Plotting code records –
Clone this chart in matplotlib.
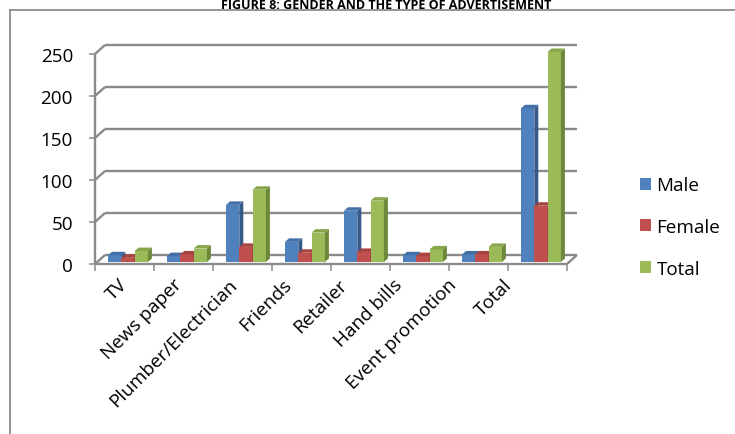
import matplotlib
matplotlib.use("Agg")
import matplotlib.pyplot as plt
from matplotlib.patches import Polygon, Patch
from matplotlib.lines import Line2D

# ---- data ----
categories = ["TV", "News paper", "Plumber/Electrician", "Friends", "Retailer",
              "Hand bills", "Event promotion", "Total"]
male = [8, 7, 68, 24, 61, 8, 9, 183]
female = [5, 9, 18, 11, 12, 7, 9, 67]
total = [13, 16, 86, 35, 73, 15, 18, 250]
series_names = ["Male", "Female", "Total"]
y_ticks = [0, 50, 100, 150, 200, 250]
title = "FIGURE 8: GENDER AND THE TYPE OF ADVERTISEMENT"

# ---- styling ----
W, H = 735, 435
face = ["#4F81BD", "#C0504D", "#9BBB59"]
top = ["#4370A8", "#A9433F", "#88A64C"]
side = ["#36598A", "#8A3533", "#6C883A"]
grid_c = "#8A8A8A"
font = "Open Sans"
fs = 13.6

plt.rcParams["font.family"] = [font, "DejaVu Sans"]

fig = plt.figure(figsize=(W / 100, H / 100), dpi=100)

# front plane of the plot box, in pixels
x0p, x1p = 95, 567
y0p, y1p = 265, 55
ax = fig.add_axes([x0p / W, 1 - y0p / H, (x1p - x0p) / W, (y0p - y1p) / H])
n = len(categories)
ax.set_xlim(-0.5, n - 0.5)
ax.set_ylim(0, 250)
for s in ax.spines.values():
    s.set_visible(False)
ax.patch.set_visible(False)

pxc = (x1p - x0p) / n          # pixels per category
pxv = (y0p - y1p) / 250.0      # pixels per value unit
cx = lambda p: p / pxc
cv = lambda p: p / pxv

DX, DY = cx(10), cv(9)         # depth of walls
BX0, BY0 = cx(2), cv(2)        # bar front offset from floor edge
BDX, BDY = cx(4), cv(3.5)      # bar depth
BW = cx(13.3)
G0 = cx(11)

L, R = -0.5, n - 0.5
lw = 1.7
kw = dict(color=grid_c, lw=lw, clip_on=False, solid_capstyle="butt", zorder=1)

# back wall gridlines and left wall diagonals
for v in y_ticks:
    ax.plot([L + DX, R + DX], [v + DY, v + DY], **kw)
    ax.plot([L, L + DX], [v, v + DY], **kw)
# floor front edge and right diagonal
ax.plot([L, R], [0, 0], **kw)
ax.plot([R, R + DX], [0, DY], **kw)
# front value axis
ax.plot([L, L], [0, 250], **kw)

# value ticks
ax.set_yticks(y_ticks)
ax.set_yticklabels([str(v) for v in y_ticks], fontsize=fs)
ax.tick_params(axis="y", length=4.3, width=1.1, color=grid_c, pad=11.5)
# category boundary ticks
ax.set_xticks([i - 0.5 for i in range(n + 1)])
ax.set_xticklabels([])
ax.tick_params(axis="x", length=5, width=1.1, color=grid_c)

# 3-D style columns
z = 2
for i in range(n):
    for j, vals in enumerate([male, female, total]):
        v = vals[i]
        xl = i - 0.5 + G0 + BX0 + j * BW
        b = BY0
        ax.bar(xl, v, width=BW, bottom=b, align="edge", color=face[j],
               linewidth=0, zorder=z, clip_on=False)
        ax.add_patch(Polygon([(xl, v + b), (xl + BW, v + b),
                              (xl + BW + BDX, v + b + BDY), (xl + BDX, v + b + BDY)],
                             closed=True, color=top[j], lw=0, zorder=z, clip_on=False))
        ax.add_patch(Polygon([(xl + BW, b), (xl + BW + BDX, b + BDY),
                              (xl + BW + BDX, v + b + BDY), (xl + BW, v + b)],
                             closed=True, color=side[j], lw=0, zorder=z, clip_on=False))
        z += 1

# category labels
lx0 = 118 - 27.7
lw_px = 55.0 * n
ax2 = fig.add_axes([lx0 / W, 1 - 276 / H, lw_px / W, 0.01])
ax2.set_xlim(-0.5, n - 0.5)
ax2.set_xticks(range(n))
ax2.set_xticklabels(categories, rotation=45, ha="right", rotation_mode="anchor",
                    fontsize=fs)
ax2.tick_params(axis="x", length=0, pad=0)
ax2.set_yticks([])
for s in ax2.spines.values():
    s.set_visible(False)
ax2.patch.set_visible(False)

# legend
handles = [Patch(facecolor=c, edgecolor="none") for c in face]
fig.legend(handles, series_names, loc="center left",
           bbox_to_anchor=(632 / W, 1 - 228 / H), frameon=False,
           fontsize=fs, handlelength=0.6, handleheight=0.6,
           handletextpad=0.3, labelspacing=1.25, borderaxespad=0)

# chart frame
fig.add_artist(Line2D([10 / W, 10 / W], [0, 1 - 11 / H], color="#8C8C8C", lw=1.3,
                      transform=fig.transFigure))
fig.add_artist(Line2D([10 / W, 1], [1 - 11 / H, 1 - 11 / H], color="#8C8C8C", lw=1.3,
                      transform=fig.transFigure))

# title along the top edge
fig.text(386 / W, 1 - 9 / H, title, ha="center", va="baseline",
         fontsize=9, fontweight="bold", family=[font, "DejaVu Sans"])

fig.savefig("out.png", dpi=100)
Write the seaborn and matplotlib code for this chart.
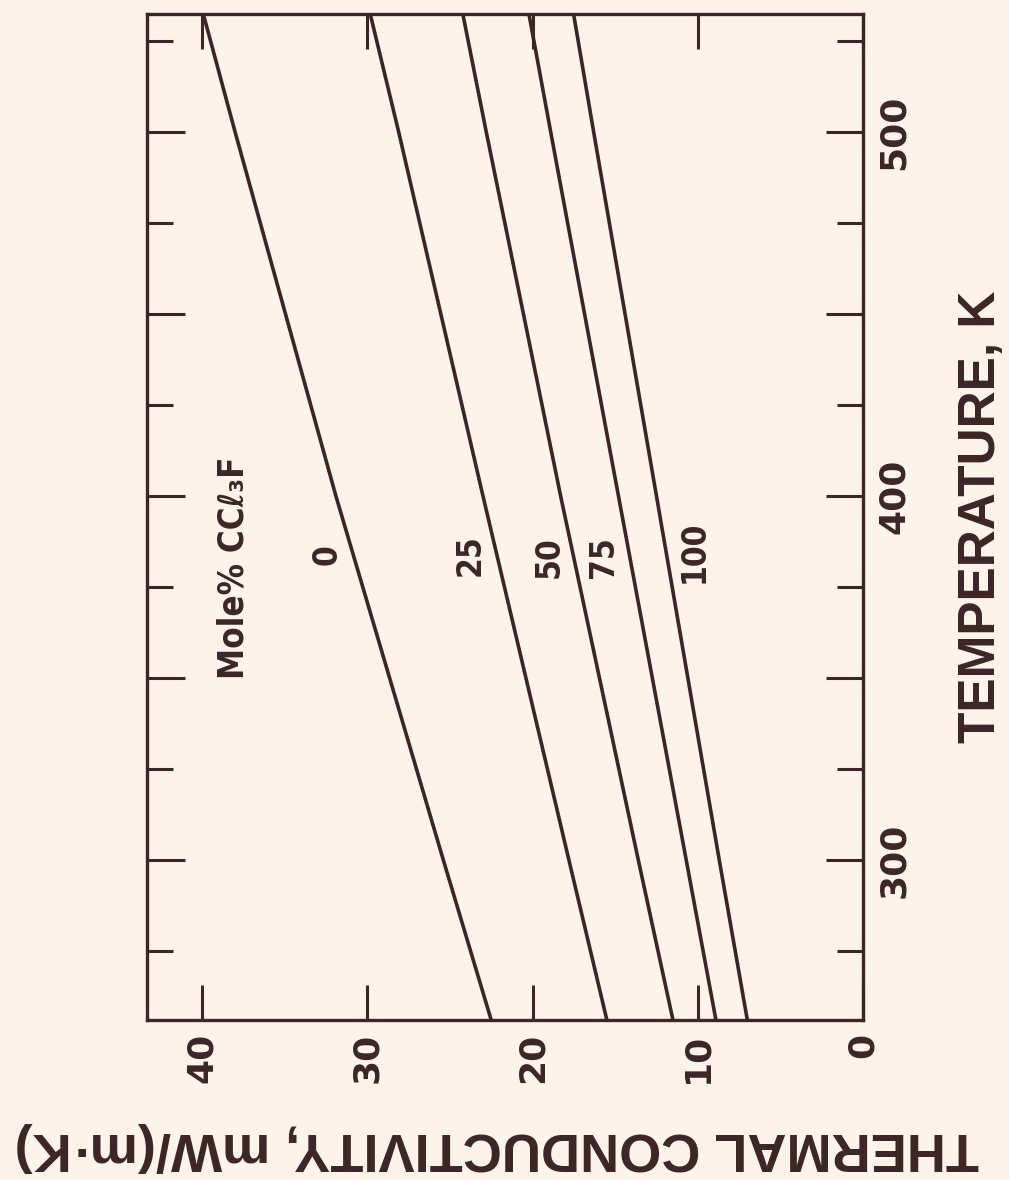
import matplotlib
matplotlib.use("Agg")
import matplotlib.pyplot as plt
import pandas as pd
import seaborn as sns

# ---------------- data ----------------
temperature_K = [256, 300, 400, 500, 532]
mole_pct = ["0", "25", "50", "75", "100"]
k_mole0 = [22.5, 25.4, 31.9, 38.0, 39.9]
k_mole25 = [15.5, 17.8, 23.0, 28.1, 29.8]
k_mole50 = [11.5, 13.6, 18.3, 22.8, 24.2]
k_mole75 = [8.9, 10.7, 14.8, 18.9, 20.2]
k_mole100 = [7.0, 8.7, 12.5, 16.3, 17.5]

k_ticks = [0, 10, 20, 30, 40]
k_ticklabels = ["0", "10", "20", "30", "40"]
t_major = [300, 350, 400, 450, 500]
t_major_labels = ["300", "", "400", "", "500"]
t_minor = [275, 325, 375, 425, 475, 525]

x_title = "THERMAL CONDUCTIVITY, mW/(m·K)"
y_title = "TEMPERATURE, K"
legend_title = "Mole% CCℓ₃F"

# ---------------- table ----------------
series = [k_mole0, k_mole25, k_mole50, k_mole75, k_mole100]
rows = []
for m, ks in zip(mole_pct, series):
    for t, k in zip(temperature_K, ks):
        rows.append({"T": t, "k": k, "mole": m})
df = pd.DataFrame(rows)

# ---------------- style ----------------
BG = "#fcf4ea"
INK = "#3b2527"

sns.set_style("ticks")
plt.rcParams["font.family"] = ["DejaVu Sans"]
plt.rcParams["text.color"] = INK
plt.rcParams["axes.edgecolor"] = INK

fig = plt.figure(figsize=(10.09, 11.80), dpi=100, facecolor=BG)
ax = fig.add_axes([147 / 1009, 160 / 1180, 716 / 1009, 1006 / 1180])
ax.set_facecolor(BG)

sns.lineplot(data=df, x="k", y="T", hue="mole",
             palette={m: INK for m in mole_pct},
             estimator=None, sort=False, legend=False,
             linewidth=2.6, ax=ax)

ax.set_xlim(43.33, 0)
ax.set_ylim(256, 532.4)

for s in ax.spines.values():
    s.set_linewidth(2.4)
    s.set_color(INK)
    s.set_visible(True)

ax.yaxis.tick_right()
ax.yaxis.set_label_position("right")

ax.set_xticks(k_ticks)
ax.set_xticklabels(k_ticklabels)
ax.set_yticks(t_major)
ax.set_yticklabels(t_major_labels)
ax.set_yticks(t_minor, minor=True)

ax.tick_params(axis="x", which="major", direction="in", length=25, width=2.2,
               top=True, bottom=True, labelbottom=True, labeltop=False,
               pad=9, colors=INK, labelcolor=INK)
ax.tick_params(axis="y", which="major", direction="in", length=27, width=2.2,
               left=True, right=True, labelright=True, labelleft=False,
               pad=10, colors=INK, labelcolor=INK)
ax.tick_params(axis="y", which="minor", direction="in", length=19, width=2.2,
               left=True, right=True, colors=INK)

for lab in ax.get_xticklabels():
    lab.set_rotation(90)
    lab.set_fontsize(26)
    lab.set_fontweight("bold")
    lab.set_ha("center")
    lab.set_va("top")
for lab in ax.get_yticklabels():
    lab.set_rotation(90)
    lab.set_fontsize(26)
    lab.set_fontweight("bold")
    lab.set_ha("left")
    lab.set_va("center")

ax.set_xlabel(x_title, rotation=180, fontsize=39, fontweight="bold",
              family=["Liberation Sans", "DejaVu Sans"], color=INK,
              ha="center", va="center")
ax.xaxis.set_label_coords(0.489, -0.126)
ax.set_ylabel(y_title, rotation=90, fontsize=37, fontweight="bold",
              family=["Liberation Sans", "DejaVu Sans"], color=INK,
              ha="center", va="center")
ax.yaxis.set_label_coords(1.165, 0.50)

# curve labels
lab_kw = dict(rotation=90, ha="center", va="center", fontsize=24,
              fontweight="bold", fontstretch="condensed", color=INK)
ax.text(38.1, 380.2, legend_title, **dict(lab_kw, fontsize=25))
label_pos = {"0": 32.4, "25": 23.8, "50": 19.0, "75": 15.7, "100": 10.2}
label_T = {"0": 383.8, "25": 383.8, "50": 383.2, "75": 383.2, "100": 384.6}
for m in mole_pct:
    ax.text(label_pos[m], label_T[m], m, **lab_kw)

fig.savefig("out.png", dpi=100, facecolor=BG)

Challenge – Give the number of lines that hold the word "this" in these records, with nothing added.

Task solution – 2